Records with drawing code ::
=-=-=

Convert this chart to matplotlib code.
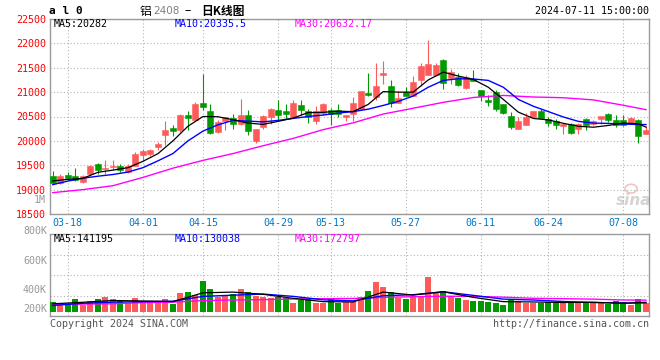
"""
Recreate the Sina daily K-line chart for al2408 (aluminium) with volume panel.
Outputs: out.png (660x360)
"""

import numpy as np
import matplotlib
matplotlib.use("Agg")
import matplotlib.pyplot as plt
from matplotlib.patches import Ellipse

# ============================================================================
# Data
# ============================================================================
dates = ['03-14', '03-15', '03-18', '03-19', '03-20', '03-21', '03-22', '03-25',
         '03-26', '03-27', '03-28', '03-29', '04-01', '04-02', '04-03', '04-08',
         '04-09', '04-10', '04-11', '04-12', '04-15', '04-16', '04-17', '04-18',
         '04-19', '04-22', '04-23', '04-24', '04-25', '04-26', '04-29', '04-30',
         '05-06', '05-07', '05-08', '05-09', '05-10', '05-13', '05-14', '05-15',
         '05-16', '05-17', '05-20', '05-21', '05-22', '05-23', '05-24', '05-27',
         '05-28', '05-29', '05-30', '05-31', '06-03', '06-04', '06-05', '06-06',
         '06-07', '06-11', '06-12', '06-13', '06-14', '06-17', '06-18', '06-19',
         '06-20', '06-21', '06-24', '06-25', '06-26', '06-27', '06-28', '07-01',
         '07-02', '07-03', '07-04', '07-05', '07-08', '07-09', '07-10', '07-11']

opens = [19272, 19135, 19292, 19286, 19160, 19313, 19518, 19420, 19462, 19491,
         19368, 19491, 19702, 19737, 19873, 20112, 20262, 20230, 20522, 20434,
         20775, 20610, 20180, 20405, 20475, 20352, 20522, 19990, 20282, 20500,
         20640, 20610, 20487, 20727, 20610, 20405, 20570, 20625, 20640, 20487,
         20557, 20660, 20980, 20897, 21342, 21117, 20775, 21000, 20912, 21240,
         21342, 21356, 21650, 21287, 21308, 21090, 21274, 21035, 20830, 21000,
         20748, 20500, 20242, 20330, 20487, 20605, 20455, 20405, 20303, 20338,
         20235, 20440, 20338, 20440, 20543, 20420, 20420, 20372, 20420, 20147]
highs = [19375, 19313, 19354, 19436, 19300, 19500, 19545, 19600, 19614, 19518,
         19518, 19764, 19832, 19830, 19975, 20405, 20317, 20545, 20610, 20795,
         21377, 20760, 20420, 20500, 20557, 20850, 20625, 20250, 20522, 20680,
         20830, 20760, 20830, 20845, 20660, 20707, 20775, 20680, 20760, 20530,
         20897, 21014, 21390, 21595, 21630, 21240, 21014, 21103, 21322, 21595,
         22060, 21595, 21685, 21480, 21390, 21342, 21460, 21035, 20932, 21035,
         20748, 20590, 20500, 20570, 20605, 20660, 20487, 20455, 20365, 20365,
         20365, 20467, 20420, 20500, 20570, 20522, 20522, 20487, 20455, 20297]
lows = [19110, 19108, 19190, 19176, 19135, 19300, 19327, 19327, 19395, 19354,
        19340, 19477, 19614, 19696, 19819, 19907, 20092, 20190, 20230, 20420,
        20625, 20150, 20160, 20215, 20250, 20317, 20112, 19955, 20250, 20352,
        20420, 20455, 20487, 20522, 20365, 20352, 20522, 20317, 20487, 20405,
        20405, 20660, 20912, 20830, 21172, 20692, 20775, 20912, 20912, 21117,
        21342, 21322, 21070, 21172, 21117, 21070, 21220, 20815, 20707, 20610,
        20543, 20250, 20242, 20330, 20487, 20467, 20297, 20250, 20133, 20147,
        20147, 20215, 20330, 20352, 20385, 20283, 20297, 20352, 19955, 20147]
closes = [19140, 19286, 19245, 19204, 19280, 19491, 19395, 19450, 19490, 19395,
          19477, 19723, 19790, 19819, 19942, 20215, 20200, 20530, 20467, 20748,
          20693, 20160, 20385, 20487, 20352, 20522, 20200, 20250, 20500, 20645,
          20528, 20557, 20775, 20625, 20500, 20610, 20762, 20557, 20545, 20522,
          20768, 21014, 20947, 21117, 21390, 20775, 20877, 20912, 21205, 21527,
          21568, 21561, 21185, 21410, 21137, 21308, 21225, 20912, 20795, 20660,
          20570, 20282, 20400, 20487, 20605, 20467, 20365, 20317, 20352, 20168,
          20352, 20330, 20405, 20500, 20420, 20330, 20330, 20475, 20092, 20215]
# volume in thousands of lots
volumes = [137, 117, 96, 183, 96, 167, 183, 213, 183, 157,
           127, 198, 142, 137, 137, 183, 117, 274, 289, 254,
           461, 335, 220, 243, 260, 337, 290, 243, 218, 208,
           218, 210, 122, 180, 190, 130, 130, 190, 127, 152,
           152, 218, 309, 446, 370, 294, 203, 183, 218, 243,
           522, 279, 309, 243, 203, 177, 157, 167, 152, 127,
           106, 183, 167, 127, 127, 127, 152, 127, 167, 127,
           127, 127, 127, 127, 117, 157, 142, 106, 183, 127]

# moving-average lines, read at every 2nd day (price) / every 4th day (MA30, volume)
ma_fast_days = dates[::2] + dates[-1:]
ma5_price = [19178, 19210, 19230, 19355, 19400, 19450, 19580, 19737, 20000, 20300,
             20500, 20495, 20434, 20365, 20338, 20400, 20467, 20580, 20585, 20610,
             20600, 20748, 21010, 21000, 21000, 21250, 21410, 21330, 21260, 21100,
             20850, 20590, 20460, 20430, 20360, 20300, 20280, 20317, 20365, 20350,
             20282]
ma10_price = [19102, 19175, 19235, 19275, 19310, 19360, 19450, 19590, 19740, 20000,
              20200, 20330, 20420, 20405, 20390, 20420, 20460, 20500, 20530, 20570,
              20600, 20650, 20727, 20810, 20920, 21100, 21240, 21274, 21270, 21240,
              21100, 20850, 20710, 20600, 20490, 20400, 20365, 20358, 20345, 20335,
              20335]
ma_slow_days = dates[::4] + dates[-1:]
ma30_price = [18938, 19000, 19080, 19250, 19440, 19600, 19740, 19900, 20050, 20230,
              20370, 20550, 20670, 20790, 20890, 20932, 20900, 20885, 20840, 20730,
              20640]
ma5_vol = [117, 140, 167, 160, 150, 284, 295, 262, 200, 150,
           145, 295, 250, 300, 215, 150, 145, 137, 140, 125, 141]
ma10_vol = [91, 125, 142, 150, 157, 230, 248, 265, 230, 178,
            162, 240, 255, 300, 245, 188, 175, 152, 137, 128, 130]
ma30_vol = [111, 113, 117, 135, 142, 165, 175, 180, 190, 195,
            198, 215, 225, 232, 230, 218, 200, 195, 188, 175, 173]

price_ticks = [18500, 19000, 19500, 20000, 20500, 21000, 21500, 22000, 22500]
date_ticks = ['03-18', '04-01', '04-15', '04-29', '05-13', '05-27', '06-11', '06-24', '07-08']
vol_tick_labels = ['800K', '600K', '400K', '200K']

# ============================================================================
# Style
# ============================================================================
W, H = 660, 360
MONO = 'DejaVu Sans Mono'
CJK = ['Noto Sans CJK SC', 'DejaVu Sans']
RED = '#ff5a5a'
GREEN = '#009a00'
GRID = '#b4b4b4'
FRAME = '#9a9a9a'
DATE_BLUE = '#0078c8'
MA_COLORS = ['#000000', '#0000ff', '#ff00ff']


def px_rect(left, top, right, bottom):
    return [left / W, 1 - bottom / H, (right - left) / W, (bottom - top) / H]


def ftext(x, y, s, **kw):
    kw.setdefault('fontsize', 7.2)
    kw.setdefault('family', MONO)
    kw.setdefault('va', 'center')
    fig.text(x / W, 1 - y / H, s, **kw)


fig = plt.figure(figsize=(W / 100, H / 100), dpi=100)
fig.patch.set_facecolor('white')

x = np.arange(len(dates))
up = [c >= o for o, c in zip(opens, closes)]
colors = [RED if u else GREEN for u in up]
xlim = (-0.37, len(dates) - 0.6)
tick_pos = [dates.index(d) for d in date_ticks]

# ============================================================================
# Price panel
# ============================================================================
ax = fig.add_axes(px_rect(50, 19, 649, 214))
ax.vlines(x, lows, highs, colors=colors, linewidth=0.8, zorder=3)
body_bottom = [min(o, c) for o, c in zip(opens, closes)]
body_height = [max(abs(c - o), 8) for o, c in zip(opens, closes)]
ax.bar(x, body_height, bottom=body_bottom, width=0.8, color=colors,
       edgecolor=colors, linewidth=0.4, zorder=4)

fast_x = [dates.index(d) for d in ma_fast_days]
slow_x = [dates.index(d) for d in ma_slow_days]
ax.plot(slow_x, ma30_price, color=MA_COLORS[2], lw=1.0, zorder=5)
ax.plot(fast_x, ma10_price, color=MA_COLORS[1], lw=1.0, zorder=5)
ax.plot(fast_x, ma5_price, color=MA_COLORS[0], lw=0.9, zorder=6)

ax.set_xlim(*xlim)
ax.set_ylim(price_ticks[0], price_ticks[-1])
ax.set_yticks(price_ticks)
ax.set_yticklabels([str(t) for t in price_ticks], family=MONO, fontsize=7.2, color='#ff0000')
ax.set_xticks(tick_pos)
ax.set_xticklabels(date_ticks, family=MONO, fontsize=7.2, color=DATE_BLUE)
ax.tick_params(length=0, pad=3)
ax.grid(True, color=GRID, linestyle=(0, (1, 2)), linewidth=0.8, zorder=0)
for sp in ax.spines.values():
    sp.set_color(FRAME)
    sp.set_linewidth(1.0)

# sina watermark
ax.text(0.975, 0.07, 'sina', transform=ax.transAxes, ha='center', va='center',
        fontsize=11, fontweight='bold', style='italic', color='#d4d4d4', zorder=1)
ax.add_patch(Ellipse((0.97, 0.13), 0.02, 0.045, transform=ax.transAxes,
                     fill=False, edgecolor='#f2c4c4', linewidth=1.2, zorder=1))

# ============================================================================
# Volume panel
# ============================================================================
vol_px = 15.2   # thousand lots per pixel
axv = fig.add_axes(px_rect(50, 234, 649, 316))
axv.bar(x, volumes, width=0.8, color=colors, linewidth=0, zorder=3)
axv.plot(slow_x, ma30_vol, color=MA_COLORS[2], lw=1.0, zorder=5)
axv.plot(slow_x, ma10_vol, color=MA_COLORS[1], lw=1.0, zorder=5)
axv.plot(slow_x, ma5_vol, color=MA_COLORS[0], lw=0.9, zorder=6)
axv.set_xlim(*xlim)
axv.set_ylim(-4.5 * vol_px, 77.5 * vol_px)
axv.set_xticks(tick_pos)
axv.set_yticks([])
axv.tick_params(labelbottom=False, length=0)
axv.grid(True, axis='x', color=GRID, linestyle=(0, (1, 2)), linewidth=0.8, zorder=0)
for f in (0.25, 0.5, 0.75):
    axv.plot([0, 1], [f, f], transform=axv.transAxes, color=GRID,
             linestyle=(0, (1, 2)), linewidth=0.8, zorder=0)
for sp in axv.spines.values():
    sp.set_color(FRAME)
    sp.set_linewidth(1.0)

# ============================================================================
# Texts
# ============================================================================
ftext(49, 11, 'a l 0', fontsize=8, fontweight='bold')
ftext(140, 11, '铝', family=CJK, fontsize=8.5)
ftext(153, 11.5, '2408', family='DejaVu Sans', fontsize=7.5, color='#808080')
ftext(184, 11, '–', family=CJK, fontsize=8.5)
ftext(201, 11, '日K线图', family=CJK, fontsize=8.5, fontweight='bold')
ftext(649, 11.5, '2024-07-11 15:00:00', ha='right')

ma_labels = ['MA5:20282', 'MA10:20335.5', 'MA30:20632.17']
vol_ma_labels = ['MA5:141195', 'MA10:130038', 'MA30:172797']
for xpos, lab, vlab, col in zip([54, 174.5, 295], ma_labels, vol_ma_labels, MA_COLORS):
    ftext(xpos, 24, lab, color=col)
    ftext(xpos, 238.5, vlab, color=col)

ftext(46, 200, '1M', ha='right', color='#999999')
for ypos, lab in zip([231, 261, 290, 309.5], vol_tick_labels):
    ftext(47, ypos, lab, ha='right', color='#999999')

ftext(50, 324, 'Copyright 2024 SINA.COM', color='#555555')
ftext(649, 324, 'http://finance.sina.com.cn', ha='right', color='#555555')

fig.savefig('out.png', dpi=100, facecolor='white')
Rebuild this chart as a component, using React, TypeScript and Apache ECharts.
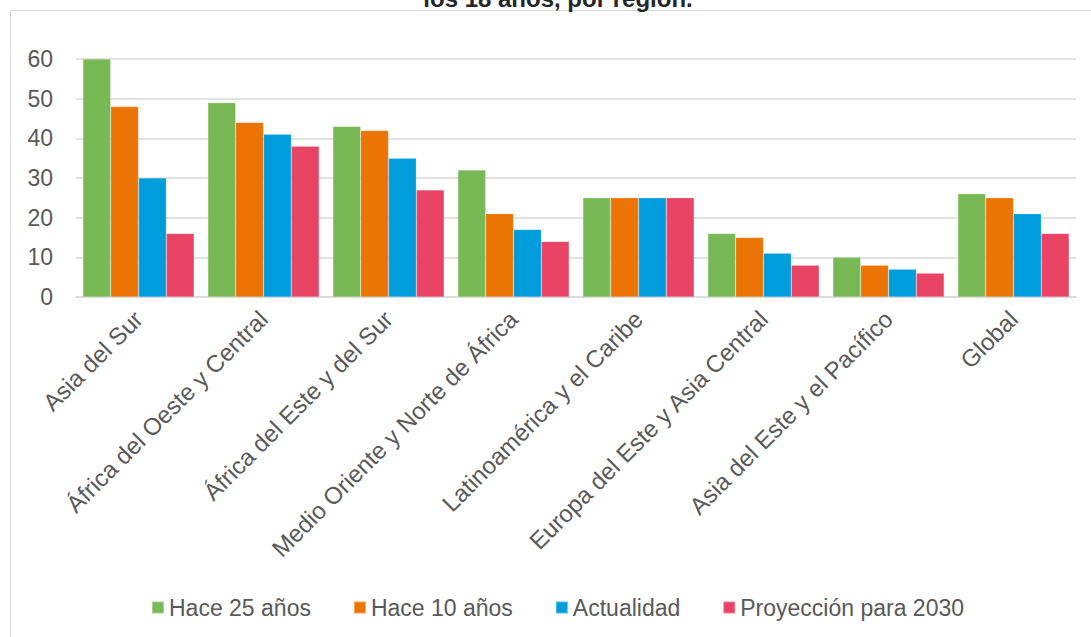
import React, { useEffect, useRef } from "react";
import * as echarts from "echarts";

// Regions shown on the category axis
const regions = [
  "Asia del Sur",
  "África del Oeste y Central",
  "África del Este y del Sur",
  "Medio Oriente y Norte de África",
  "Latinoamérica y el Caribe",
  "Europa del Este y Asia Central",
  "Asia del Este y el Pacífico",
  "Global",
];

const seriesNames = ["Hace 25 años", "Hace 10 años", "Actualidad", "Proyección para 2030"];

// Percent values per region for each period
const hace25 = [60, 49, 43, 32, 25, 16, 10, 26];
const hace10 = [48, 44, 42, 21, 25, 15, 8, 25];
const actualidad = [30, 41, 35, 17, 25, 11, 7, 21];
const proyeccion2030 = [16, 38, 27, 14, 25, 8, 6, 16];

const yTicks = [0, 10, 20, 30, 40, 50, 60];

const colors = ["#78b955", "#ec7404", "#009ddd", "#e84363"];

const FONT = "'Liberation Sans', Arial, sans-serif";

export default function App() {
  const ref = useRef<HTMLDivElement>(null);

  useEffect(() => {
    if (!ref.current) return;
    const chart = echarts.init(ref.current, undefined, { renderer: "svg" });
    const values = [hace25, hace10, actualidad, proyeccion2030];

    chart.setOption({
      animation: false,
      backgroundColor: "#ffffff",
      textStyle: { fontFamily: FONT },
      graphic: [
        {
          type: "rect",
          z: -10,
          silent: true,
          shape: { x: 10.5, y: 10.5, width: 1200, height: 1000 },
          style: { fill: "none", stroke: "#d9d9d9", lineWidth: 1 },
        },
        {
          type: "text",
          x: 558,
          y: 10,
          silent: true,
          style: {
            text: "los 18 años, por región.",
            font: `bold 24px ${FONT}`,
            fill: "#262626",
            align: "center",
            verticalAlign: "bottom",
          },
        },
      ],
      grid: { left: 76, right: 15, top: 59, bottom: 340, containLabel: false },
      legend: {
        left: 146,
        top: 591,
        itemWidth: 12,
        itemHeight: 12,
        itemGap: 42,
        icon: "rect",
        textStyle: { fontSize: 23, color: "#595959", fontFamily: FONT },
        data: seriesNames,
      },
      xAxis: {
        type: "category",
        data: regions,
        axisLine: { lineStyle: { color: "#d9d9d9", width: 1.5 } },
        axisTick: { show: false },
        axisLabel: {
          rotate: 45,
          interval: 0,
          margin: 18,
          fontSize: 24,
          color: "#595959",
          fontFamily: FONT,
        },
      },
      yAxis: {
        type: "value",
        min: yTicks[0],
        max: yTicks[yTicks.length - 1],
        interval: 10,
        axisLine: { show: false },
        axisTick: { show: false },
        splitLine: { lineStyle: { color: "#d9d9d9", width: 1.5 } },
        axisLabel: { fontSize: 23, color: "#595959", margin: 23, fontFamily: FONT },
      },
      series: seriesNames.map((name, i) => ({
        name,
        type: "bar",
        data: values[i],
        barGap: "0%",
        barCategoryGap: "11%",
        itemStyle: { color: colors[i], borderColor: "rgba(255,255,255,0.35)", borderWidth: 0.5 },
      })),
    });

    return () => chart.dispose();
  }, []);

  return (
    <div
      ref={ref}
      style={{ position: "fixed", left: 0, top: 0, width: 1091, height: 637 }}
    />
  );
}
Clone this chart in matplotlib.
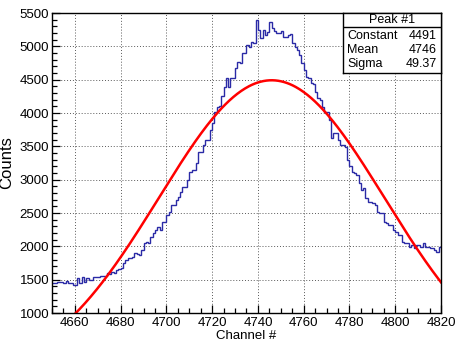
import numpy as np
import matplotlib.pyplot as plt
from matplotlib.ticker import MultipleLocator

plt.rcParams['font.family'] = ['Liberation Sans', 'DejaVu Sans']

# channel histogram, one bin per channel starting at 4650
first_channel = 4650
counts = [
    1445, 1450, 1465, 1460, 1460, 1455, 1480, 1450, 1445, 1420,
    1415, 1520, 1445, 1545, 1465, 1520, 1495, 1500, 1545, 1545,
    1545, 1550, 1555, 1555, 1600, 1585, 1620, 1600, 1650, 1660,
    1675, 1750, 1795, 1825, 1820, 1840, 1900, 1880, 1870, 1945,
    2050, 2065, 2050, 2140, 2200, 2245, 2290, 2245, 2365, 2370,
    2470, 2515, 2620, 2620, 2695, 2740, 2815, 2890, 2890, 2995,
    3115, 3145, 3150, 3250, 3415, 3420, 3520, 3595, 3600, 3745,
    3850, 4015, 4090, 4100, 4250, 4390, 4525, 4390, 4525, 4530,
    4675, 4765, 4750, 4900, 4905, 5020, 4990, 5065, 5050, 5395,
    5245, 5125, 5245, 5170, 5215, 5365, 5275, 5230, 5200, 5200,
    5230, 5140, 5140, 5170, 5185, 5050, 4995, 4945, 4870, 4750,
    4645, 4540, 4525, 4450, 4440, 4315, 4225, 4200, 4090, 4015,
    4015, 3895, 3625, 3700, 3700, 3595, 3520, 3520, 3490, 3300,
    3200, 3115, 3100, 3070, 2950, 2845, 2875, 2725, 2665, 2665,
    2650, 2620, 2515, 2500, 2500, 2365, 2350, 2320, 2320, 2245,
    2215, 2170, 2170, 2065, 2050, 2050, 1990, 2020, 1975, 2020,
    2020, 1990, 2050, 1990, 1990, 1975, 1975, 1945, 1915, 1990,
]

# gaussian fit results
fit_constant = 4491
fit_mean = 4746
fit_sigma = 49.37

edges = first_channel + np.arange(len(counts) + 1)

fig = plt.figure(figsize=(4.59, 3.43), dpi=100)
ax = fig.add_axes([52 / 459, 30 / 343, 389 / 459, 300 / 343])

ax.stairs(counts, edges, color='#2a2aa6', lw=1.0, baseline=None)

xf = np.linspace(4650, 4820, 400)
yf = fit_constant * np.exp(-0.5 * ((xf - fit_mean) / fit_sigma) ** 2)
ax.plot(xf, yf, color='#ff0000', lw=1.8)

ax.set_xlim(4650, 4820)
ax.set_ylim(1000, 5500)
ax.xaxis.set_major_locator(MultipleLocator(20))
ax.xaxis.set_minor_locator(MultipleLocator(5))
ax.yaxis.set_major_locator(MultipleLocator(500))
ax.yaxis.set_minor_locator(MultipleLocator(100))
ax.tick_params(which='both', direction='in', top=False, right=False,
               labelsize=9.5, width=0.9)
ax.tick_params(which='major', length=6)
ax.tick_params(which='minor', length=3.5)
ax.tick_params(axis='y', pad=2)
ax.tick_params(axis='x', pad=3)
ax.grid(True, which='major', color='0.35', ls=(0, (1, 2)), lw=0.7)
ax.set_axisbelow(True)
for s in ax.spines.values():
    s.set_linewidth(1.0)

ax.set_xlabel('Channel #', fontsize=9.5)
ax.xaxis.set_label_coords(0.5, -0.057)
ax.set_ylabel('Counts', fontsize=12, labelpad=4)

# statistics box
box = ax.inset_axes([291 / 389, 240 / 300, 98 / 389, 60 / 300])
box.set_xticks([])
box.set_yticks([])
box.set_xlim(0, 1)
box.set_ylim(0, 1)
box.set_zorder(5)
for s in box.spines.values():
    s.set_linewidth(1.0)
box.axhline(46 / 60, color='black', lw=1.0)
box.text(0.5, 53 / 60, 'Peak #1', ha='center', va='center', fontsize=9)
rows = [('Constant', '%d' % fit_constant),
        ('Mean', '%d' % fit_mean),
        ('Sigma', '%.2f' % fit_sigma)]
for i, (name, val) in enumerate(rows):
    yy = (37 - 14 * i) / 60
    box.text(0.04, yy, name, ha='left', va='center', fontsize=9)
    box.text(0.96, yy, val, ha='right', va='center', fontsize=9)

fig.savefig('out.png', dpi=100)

=-=-=

What the exercise asks ::
Your task is to reproduce only the lines from the one with "Rebuild this chart" through the one with "const yTicks = [0, 10, 20, 30, 40, 50, 60];", keeping both ends. Skip every picture.

Task output ::
Rebuild this chart as a component, using React, TypeScript and Apache ECharts.
import React, { useEffect, useRef } from "react";
import * as echarts from "echarts";

// Regions shown on the category axis
const regions = [
  "Asia del Sur",
  "África del Oeste y Central",
  "África del Este y del Sur",
  "Medio Oriente y Norte de África",
  "Latinoamérica y el Caribe",
  "Europa del Este y Asia Central",
  "Asia del Este y el Pacífico",
  "Global",
];

const seriesNames = ["Hace 25 años", "Hace 10 años", "Actualidad", "Proyección para 2030"];

// Percent values per region for each period
const hace25 = [60, 49, 43, 32, 25, 16, 10, 26];
const hace10 = [48, 44, 42, 21, 25, 15, 8, 25];
const actualidad = [30, 41, 35, 17, 25, 11, 7, 21];
const proyeccion2030 = [16, 38, 27, 14, 25, 8, 6, 16];

const yTicks = [0, 10, 20, 30, 40, 50, 60];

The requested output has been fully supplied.